>> Begin Information given

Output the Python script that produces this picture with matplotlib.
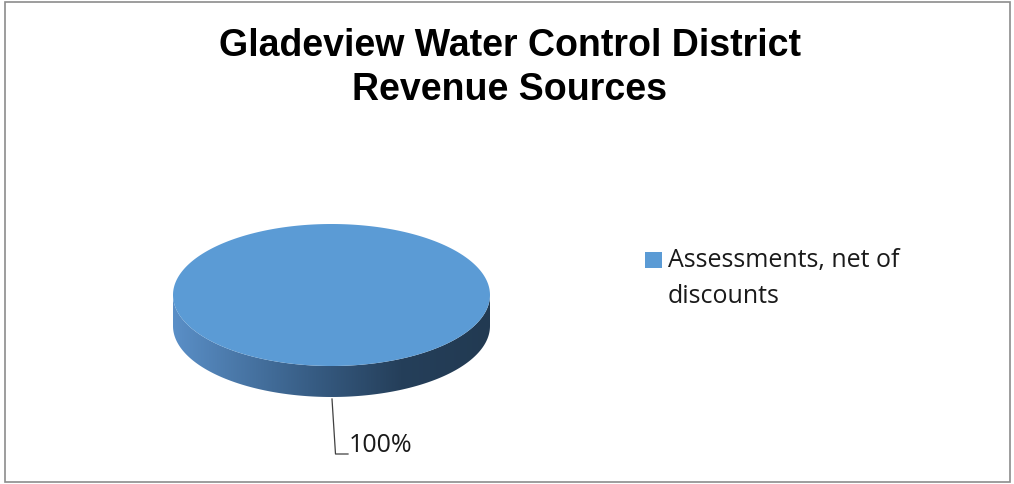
import numpy as np
import matplotlib
matplotlib.use("Agg")
import matplotlib.pyplot as plt
from matplotlib.patches import Polygon, Rectangle
from matplotlib.colors import LinearSegmentedColormap

# data
categories = ["Assessments, net of discounts"]
values = [100.0]
colors = ["#5B9BD5"]

title = "Gladeview Water Control District\nRevenue Sources"

fig = plt.figure(figsize=(10.14, 4.85), dpi=100)
ax = fig.add_axes([0, 0, 1, 1])
ax.set_xlim(0, 1014)
ax.set_ylim(485, 0)
ax.axis("off")

# chart border
ax.add_patch(Rectangle((5, 3), 1005, 480, fill=False, ec="#8c8c8c", lw=1.2))

ax.text(510, 68, title, ha="center", va="center", fontsize=27, fontweight="bold",
        family="Liberation Sans", linespacing=1.3)

# 3d pie geometry
cx, cy, rx, ry, depth = 331.5, 296, 158.5, 71, 31
fracs = np.array(values) / sum(values)

# side wall (front half) with a gradient
t = np.linspace(0, np.pi, 200)
top_arc = np.column_stack([cx + rx * np.cos(t), cy + ry * np.sin(t)])
bot_arc = top_arc[::-1] + [0, depth]
side = Polygon(np.vstack([top_arc, bot_arc]), closed=True, fc="none", ec="none")
ax.add_patch(side)
cmap = LinearSegmentedColormap.from_list(
    "side", [(0, "#5a8fc7"), (0.45, "#365b82"), (0.72, "#253f5a"), (1, "#223a52")])
grad = np.linspace(0, 1, 256).reshape(1, -1)
im = ax.imshow(grad, cmap=cmap, extent=[cx - rx, cx + rx, cy + ry + depth, cy - 5],
               aspect="auto", zorder=2)
im.set_clip_path(side)

# top faces
start = 0.0
for f, c in zip(fracs, colors):
    a = np.linspace(start, start + 2 * np.pi * f, 300)
    pts = np.column_stack([cx + rx * np.cos(a), cy + ry * np.sin(a)])
    if f < 1:
        pts = np.vstack([[cx, cy], pts])
    ax.add_patch(Polygon(pts, closed=True, fc=c, ec="none", zorder=3))
    start += 2 * np.pi * f

# data label with leader line
ax.plot([332, 335.5, 348], [400, 455, 455], color="#404040", lw=0.9, zorder=4)
ax.text(349, 446, f"{values[0] / sum(values) * 100:.0f}%", fontsize=18, family="Open Sans",
        ha="left", va="center", color="#1a1a1a")

# legend
ax.add_patch(Rectangle((645, 253), 17, 16, fc=colors[0], ec="none"))
ax.text(668, 261, "Assessments, net of", fontsize=18, family="Open Sans",
        ha="left", va="center", color="#1a1a1a")
ax.text(668, 297, "discounts", fontsize=18, family="Open Sans",
        ha="left", va="center", color="#1a1a1a")

fig.savefig("out.png", dpi=100)
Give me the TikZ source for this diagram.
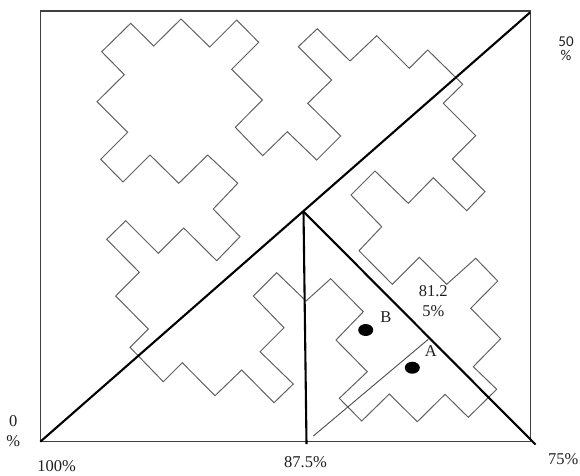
\documentclass[tikz,border=0pt]{standalone}
\usepackage{fontspec}
\setmainfont{Liberation Serif}
\newfontfamily\sanslbl{Carlito}
\usetikzlibrary{shapes.geometric}
\begin{document}
\begin{tikzpicture}[x=1pt,y=-1pt,
  frame/.style={draw=black!75, line width=1.3pt},
  heavy/.style={draw=black, line width=2.1pt},
  zig/.style={draw=black!62, line width=1pt, line join=miter},
  thinline/.style={draw=black!70, line width=0.9pt},
  lbl/.style={anchor=base, inner sep=0pt, font=\fontsize{16.5}{18}\selectfont, text=black!88},
  slbl/.style={lbl, font=\sanslbl\fontsize{15}{17}\selectfont},
  dotmark/.style={ellipse, fill=black, inner sep=0pt, minimum width=15pt, minimum height=12pt}
]
\useasboundingbox (0,0) rectangle (580,475);

% corners of the square and the meeting point of the inner lines
\coordinate (BL) at (40.3,441.7);
\coordinate (TR) at (530,12.5);
\coordinate (apex) at (303.5,211.5);
\coordinate (foot) at (306.5,444);
\coordinate (BR) at (535.5,444.5);
\coordinate (lineS) at (313.3,436);
\coordinate (lineE) at (428.3,339.3);

% closed zigzag boundary
\draw[zig] (101.7,51.7) -- (130.7,23.3) -- (153.7,46) -- (181,19) -- (209.7,47)
  -- (236.7,20) -- (258.7,42.3) -- (231.7,69.3) -- (262.3,100) -- (235.3,127.3)
  -- (262.7,155.7) -- (287.3,131.7) -- (316.7,160) -- (340.7,136) -- (307.7,103.3)
  -- (331.7,80) -- (298.3,46.7) -- (317.3,28.7) -- (350,61) -- (376.7,35.7)
  -- (409.3,68.3) -- (427.7,50) -- (462.7,84.3) -- (443.3,103.3) -- (475.7,135.7)
  -- (452.3,159) -- (485,191.7) -- (466.7,210.7) -- (433.3,177.7) -- (408.3,203.3)
  -- (375,171) -- (351,195) -- (381.7,226.7) -- (359,250.7) -- (392.3,284.3)
  -- (419.3,257.3) -- (446.7,284.3) -- (475.7,258.3) -- (497.7,281) -- (470.7,308.3)
  -- (500.7,338.7) -- (473.3,366.7) -- (496.7,389.3) -- (468.3,417.3) -- (445,394.3)
  -- (417.3,421.7) -- (389.3,394) -- (361.7,421) -- (339.3,398.3) -- (367.3,371.7)
  -- (336,340) -- (363.3,311.7) -- (330.7,278.7) -- (306,301) -- (276.7,272.7)
  -- (253.3,296) -- (284,327.7) -- (260,351.7) -- (293.3,384) -- (274,402.7)
  -- (241.7,370) -- (215,395.7) -- (182.3,362.7) -- (163.3,381.7) -- (130,347.3)
  -- (148.3,329) -- (115.7,296) -- (139.3,272.3) -- (106.7,239.3) -- (125.7,220.7)
  -- (158.3,253.3) -- (183.7,228) -- (216.7,260.7) -- (240,236.7) -- (213.3,209)
  -- (237.7,183.3) -- (207.7,155) -- (178.7,183.3) -- (150,155) -- (123,182)
  -- (100.7,159.3) -- (127.7,132.3) -- (97,101.7) -- (124.3,74.7) -- cycle;

% square frame
\draw[frame] (40.3,11) rectangle (530.7,441.7);

% main diagonal and the inner triangle
\draw[heavy] (BL) -- (TR);
\draw[heavy] (apex) -- (foot);
\draw[heavy] (apex) -- (BR);
\draw[thinline] (lineS) -- (lineE);

% points
\node[dotmark] (dotB) at (365.7,330) {};
\node[dotmark] (dotA) at (412.3,367.7) {};
\node[lbl] (labB) at (385.8,322.7) {B};
\node[lbl] (labA) at (430.8,356) {A};

% percentages
\node[slbl] (t50) at (566,46) {50};
\node[slbl] (t50p) at (566,60.8) {\%};
\node[lbl] (t0) at (13.3,426) {0};
\node[lbl] (t0p) at (13.3,446.5) {\%};
\node[lbl] (t100) at (56.5,471.3) {100\%};
\node[lbl] (t875) at (305.5,467.5) {87.5\%};
\node[lbl] (t75) at (563.3,464) {75\%};
\node[lbl] (t8125a) at (433.3,296.7) {81.2};
\node[lbl] (t8125b) at (433.3,316.7) {5\%};
\end{tikzpicture}
\end{document}
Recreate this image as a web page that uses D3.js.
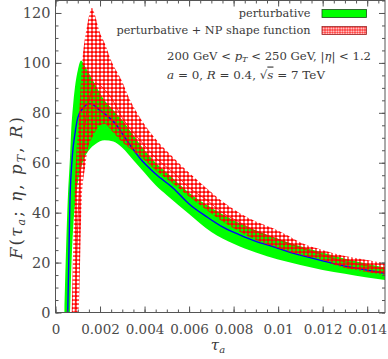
<!DOCTYPE html>
<html>
<head>
<meta charset="utf-8">
<script src="https://cdn.jsdelivr.net/npm/d3@7"></script>
<style>
body { margin: 0; background: #fff; }
svg { display: block; }
.tick text { font-family: "DejaVu Serif", serif; fill: #4a4a4a; }
.lbl { font-family: "DejaVu Serif", serif; fill: #3a3a3a; }
</style>
</head>
<body>
<div id="chart"></div>
<script>
// perturbative band (green)
var tauPert = [0.0004, 0.00055, 0.00065, 0.0007, 0.0008, 0.0009, 0.001, 0.00115, 0.0013, 0.0015, 0.0018, 0.0022,
               0.0026, 0.003, 0.0035, 0.004, 0.0045, 0.005, 0.006, 0.007, 0.008, 0.009, 0.01, 0.011, 0.012, 0.013, 0.014, 0.0148];
var pertHigh = [0, 45, 62, 72, 84, 92, 97, 101, 99, 96, 91, 85, 81, 77, 71, 65, 60, 56, 48, 42, 37, 33, 29.5, 26.5, 24, 21.5, 19.5, 18];
var pertLow  = [0, 0, 0, 15, 35, 45, 52, 58, 62, 65, 67.5, 69, 68.5, 66, 61, 56, 51, 47, 39.5, 32.3, 27.5, 24, 21.2, 19, 17, 15.5, 14, 13];

// perturbative central curve (blue)
var tauCentral = [0.00055, 0.00065, 0.00075, 0.00088, 0.001, 0.0012, 0.00155, 0.002, 0.0027, 0.0032, 0.0038, 0.0045, 0.0053,
                  0.006, 0.0068, 0.0075, 0.0083, 0.009, 0.0098, 0.0105, 0.0113, 0.012, 0.0128, 0.0138, 0.0148];
var pertCentral = [0, 45, 62, 72, 78, 81.5, 83.7, 81, 75.5, 69, 61.7, 55.5, 49.7, 43.5, 38.3, 34.3, 31, 28.5, 26.3, 24.2, 22.3, 20.7, 19, 17.3, 15.7];

// perturbative + NP shape function band (red hatch)
var tauNP = [0.00073, 0.00085, 0.001, 0.00103, 0.00118, 0.00136, 0.0014, 0.00164, 0.0017, 0.002, 0.00222, 0.0025, 0.00297, 0.0033,
             0.0038, 0.0045, 0.0053, 0.006, 0.0068, 0.0075, 0.0083, 0.009, 0.0098, 0.0105, 0.011, 0.012, 0.0128, 0.0138, 0.0148];
var npHigh = [0, 45, 71.7, 75, 98, 112, 114, 122, 121, 112, 107.7, 101, 93, 86, 78, 69.5, 62, 56, 49.7, 44.5, 39.7, 36.5, 33.7, 30.5, 28, 25, 23, 21.3, 19.7];
var npLow  = [0, 0, 0, 0, 45, 60, 63, 70, 71, 75, 75.5, 73, 68.5, 66, 62.5, 57, 51.5, 46.5, 41, 36.5, 32.3, 29, 26.3, 24.3, 23, 21, 18.3, 16.5, 15];

// NP central curve
var tauNPc = [0.00088, 0.001, 0.0012, 0.0014, 0.0016, 0.0018, 0.002, 0.0025, 0.003, 0.0038, 0.0045, 0.0053, 0.006, 0.0068,
              0.0075, 0.0083, 0.009, 0.0098, 0.0105, 0.0113, 0.012, 0.0128, 0.0138, 0.0148];
var npCentral = [0, 35, 65, 80, 88, 92, 91, 86, 78, 69, 62, 56, 50, 45, 40, 36, 32.5, 30, 27.5, 25, 23, 20.7, 19, 17.3];

var xTicks = [0, 0.002, 0.004, 0.006, 0.008, 0.01, 0.012, 0.014];
var yTicks = [0, 20, 40, 60, 80, 100, 120];

var W = 388, H = 359;
var pL = 55.5, pR = 385, pT = 0.5, pB = 312.5;

var svg = d3.select('#chart').append('svg').attr('width', W).attr('height', H);

var x = d3.scaleLinear().domain([0, 0.0148]).range([pL, pR]);
var y = d3.scaleLinear().domain([0, 125]).range([pB, pT]);

var defs = svg.append('defs');
var pat = defs.append('pattern')
    .attr('id', 'xhatch')
    .attr('patternUnits', 'userSpaceOnUse')
    .attr('width', 4).attr('height', 4);
pat.append('path')
    .attr('d', 'M0,0H4V4H0Z M0.45,2 a1.55,1.55 0 1,0 3.1,0 a1.55,1.55 0 1,0 -3.1,0Z')
    .attr('fill', '#ff0000')
    .attr('fill-rule', 'evenodd');

var patSmall = defs.append('pattern')
    .attr('id', 'xhatchSmall')
    .attr('patternUnits', 'userSpaceOnUse')
    .attr('width', 2.5).attr('height', 2.5);
patSmall.append('path')
    .attr('d', 'M0,0H2.5V2.5H0Z M0.35,1.25 a0.9,0.9 0 1,0 1.8,0 a0.9,0.9 0 1,0 -1.8,0Z')
    .attr('fill', '#ff3030')
    .attr('fill-rule', 'evenodd');

defs.append('clipPath').attr('id', 'plotclip')
  .append('rect')
    .attr('x', pL).attr('y', pT)
    .attr('width', pR - pL).attr('height', pB - pT);

function zipBand(t, lo, hi) {
    return t.map(function(d, i) { return {t: d, lo: lo[i], hi: hi[i]}; });
}
function zipLine(t, v) {
    return t.map(function(d, i) { return {t: d, v: v[i]}; });
}

var area = d3.area()
    .x(function(d) { return x(d.t); })
    .y0(function(d) { return y(d.lo); })
    .y1(function(d) { return y(d.hi); })
    .curve(d3.curveMonotoneX);

var line = d3.line()
    .x(function(d) { return x(d.t); })
    .y(function(d) { return y(d.v); })
    .curve(d3.curveMonotoneX);

var plot = svg.append('g').attr('clip-path', 'url(#plotclip)');

plot.append('path')
    .attr('d', area(zipBand(tauPert, pertLow, pertHigh)))
    .attr('fill', '#00ff00');

plot.append('path')
    .attr('d', line(zipLine(tauCentral, pertCentral)))
    .attr('fill', 'none')
    .attr('stroke', '#0000ff')
    .attr('stroke-width', 1.4);

plot.append('path')
    .attr('d', area(zipBand(tauNP, npLow, npHigh)))
    .attr('fill', 'url(#xhatch)');

plot.append('path')
    .attr('d', line(zipLine(tauNPc, npCentral)))
    .attr('fill', 'none')
    .attr('stroke', '#ff0000')
    .attr('stroke-width', 0.8);

// axes, ticks pointing inward on all four sides
var xMinor = d3.range(0, 0.01481, 0.0005);
var yMinor = d3.range(0, 125.1, 5);

function drawAxis(gen, tr, vals, size, fmt, pad) {
    var g = svg.append('g').attr('transform', tr)
        .call(gen.tickValues(vals).tickSize(size).tickSizeOuter(0).tickFormat(fmt).tickPadding(pad));
    g.select('.domain').remove();
    g.selectAll('.tick line').attr('stroke', '#555');
    return g;
}

var none = function() { return ''; };
drawAxis(d3.axisBottom(x), 'translate(0,' + pB + ')', xMinor, -3, none, 0);
drawAxis(d3.axisTop(x), 'translate(0,' + pT + ')', xMinor, -3, none, 0);
drawAxis(d3.axisLeft(y), 'translate(' + pL + ',0)', yMinor, -3, none, 0);
drawAxis(d3.axisRight(y), 'translate(' + pR + ',0)', yMinor, -3, none, 0);

var fmtX = function(d) { return d === 0 ? '0' : String(+d.toFixed(3)); };
var bx = drawAxis(d3.axisBottom(x), 'translate(0,' + pB + ')', xTicks, -6, fmtX, 11.5);
bx.selectAll('text').attr('font-size', 13.5);
drawAxis(d3.axisTop(x), 'translate(0,' + pT + ')', xTicks, -6, none, 0);
var ly = drawAxis(d3.axisLeft(y), 'translate(' + pL + ',0)', yTicks, -6, d3.format('d'), 5);
ly.selectAll('text').attr('font-size', 14.5);
drawAxis(d3.axisRight(y), 'translate(' + pR + ',0)', yTicks, -6, none, 0);

svg.append('rect')
    .attr('x', pL).attr('y', pT)
    .attr('width', pR - pL).attr('height', pB - pT)
    .attr('fill', 'none')
    .attr('stroke', '#555')
    .attr('stroke-width', 1);

// legend
var legend = svg.append('g').attr('class', 'lbl').attr('font-size', 11.3);
legend.append('text')
    .attr('x', 310.5).attr('y', 17).attr('text-anchor', 'end')
    .text('perturbative');
legend.append('text')
    .attr('x', 310.5).attr('y', 34.3).attr('text-anchor', 'end')
    .text('perturbative + NP shape function');
legend.append('rect')
    .attr('x', 322).attr('y', 9.5).attr('width', 44.5).attr('height', 8)
    .attr('fill', '#00ff00').attr('stroke', '#1a4d1a').attr('stroke-width', 0.8);
legend.append('rect')
    .attr('x', 322).attr('y', 26.5).attr('width', 44.5).attr('height', 8)
    .attr('fill', 'url(#xhatchSmall)').attr('stroke', '#992222').attr('stroke-width', 0.8);

// kinematics
var info = svg.append('g').attr('class', 'lbl').attr('font-size', 11.5);
var t1 = info.append('text').attr('x', 167).attr('y', 59.5)
    .attr('textLength', 204).attr('lengthAdjust', 'spacingAndGlyphs');
t1.append('tspan').text('200 GeV < ');
t1.append('tspan').attr('font-style', 'italic').text('p');
t1.append('tspan').attr('font-style', 'italic').attr('font-size', 8).attr('dy', 2).text('T');
t1.append('tspan').attr('dy', -2).text(' < 250 GeV, |');
t1.append('tspan').attr('font-style', 'italic').text('η');
t1.append('tspan').text('| < 1.2');

var t2 = info.append('text').attr('x', 167).attr('y', 78.5)
    .attr('textLength', 158).attr('lengthAdjust', 'spacingAndGlyphs');
t2.append('tspan').attr('font-style', 'italic').text('a');
t2.append('tspan').text(' = 0, ');
t2.append('tspan').attr('font-style', 'italic').text('R');
t2.append('tspan').text(' = 0.4, √');
t2.append('tspan').attr('font-style', 'italic').attr('text-decoration', 'overline').text('s');
t2.append('tspan').text(' = 7 TeV');

// axis titles
var xl = svg.append('text').attr('class', 'lbl').attr('font-size', 15)
    .attr('x', 218).attr('y', 350).attr('text-anchor', 'middle');
xl.append('tspan').attr('font-style', 'italic').text('τ');
xl.append('tspan').attr('font-style', 'italic').attr('font-size', 10).attr('dy', 3).text('a');

var yl = svg.append('text').attr('class', 'lbl').attr('font-size', 16.5)
    .attr('transform', 'translate(22,188) rotate(-90)')
    .attr('text-anchor', 'middle')
    .attr('textLength', 142).attr('lengthAdjust', 'spacing');
yl.append('tspan').attr('font-style', 'italic').text('F');
yl.append('tspan').text('(');
yl.append('tspan').attr('font-style', 'italic').text('τ');
yl.append('tspan').attr('font-style', 'italic').attr('font-size', 11).attr('dy', 3).text('a');
yl.append('tspan').attr('dy', -3).text('; ');
yl.append('tspan').attr('font-style', 'italic').text('η');
yl.append('tspan').text(', ');
yl.append('tspan').attr('font-style', 'italic').text('p');
yl.append('tspan').attr('font-style', 'italic').attr('font-size', 11).attr('dy', 3).text('T');
yl.append('tspan').attr('dy', -3).text(', ');
yl.append('tspan').attr('font-style', 'italic').text('R');
yl.append('tspan').text(')');
</script>
</body>
</html>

>> End Information given

Problem = Do not copy any pictures. Retype exactly the stretch from the line with "Give me the TikZ source for this diagram." through the line with "(lineE) at (428.3,339.3);".

Correct output =
Give me the TikZ source for this diagram.
\documentclass[tikz,border=0pt]{standalone}
\usepackage{fontspec}
\setmainfont{Liberation Serif}
\newfontfamily\sanslbl{Carlito}
\usetikzlibrary{shapes.geometric}
\begin{document}
\begin{tikzpicture}[x=1pt,y=-1pt,
  frame/.style={draw=black!75, line width=1.3pt},
  heavy/.style={draw=black, line width=2.1pt},
  zig/.style={draw=black!62, line width=1pt, line join=miter},
  thinline/.style={draw=black!70, line width=0.9pt},
  lbl/.style={anchor=base, inner sep=0pt, font=\fontsize{16.5}{18}\selectfont, text=black!88},
  slbl/.style={lbl, font=\sanslbl\fontsize{15}{17}\selectfont},
  dotmark/.style={ellipse, fill=black, inner sep=0pt, minimum width=15pt, minimum height=12pt}
]
\useasboundingbox (0,0) rectangle (580,475);

% corners of the square and the meeting point of the inner lines
\coordinate (BL) at (40.3,441.7);
\coordinate (TR) at (530,12.5);
\coordinate (apex) at (303.5,211.5);
\coordinate (foot) at (306.5,444);
\coordinate (BR) at (535.5,444.5);
\coordinate (lineS) at (313.3,436);
\coordinate (lineE) at (428.3,339.3);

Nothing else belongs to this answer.